Onze mois plus tard, la revanche prenait la forme d’un couperet, entre le champion du monde en titre et son principal outsider, animé d’une ambition dont il ne faisait plus mystère depuis maintenant quatre ans, les Bleus pouvant se targuer au passage de vingt-sept victoires sur les vingt-huit derniers matches joués dans l’Hexagone. Mais, une stat’ chassant l’autre, des huit précédentes confrontations entre ces deux nations insatiables, les Boks étaient sortis vainqueurs à sept reprises. Cette série de victoires sud-africaines étourdissante s’était donc achevée l’an passé au Stade vélodrome. Mais cette défaite, les Springboks, encore convalescents voici quelques mois, ne l’avaient fatalement pas digérée.

Au coup d’envoi, tout le monde se souvenait donc du match épique de Marseille qui, côté tricolore, avait laissé sur le carreau des colosses comme Uini Atonio, Thibaut Flament ou Jonathan Danty. Tous titulaires, ce 15 octobre, au même titre que l’icône Antoine Dupont, remis en quatrième vitesse de cette fracture maxillo-zygomatique qui, depuis trois semaines, alimentait toutes les conversations (extra-) sportives. Or, en lieu et place du remake marseillais pressenti, les deux équipes offraient en première mi-temps un spectacle d’une rare intensité, parfois virtuose, l’une et l’autre se rendant coup pour coup, mais dans les règles, hormis le carton jaune reçu en toute fin de première période par le deuxième ligne bok, Eben Etzebeth.

A trois essais de chaque côté, la fête était à nouveau totale, vingt quatre heures après la soirée sur les nuages offertes par les Blacks et l’Irlande. Mais la surprise était néanmoins au rendez-vous, la France brillant avec ses avants, à commencer par le talonneur Peato Mauvaka, littéralement intenable et de tous les bons coups, son compère toulousain Cyrille Baille, qui inscrivait deux essais, ou l’increvable Charles Ollivon, quand l’Afrique du Sud, parfois caricaturalement résumée à son pack destructeur, faisait crépiter ses trois-quarts pour rester collée au score, voire passer devant.

Pas de solution

A 22-19 les Bleus viraient en tête mais tout ou presque restait à faire.
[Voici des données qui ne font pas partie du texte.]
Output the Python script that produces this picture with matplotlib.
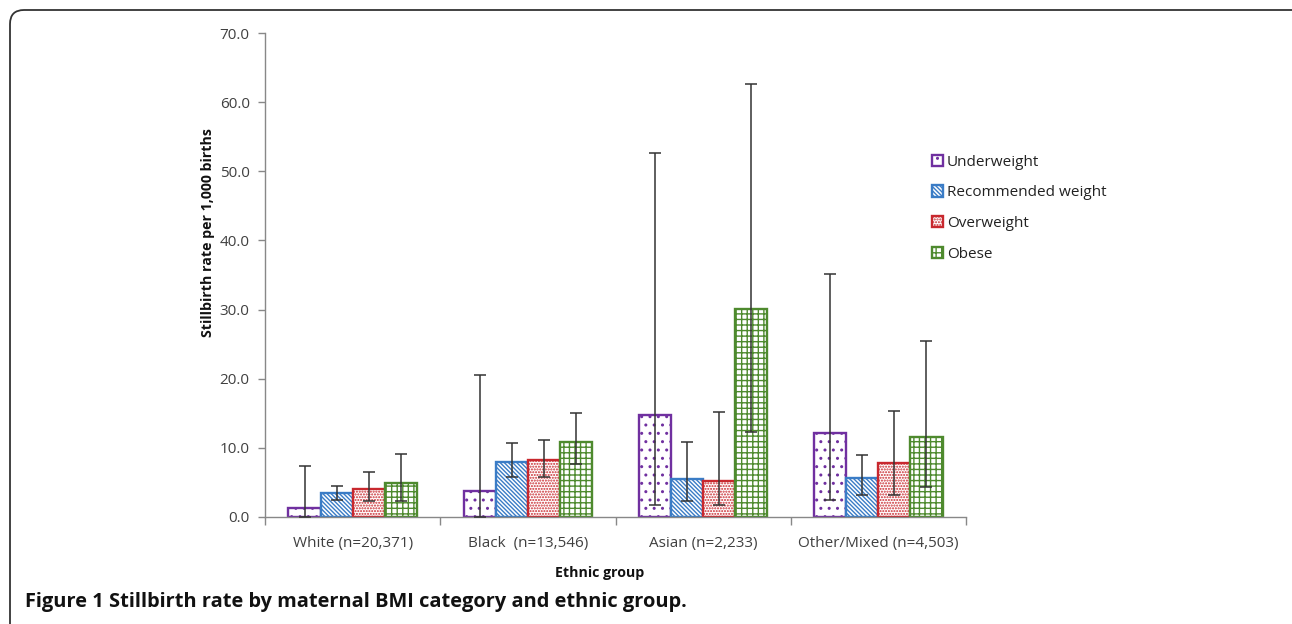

Plus fermée, la deuxième mi-temps ne permettait à aucune équipe de creuser l’écart et pourtant, malgré les deux tiers du temps passés dans le camp sud africain, les Bleus ne trouvaient pas de solution face à une équipe solide, solidaire, réaliste, plutôt disciplinée, qui inscrivait le seul essai de cette deuxième période et, grâce à la botte d’Handré Pollard, parvenait à glaner ce point supplémentaire qui fera toute la différence à l’arrivée, malgré l’incroyable abnégation des Bleurs refusant jusqu’au bout de se rendre à l’évidence que, pour une fois, la chance ne leur sourirait plus dans le money time (préalablement compliqué par quelques maladresses au pied, preuves d’une extrême fébrilité, de la part de Matthieu Jalibert, puis de Thomas Ramos qui, au lieu de dégager leur camp, contribuaient involontairement à engluer le jeu dans les vingt-deux mètres tricolores – et que dire, situation insensée, de cette transformation d’essai contrée par Kolbe, qui coûtera aussi deux points fatidiques aux Bleus ?)… Jusqu’à ce que le sifflet de Ben O’Keefe ne vienne sonner la fin des illusions.

Nouvelle-Zélande-Argentine et Afrique du Sud-Angleterre constitueront donc les deux demi-finales d’une Coupe du monde qu’on promettait enfin à l’Europe, sinon à la France, enterrant manifestement trop tôt un hémisphère Sud qui aura attendu le moment le plus cruel (vu du Stade de France, du moins) pour renaître de ses cendres.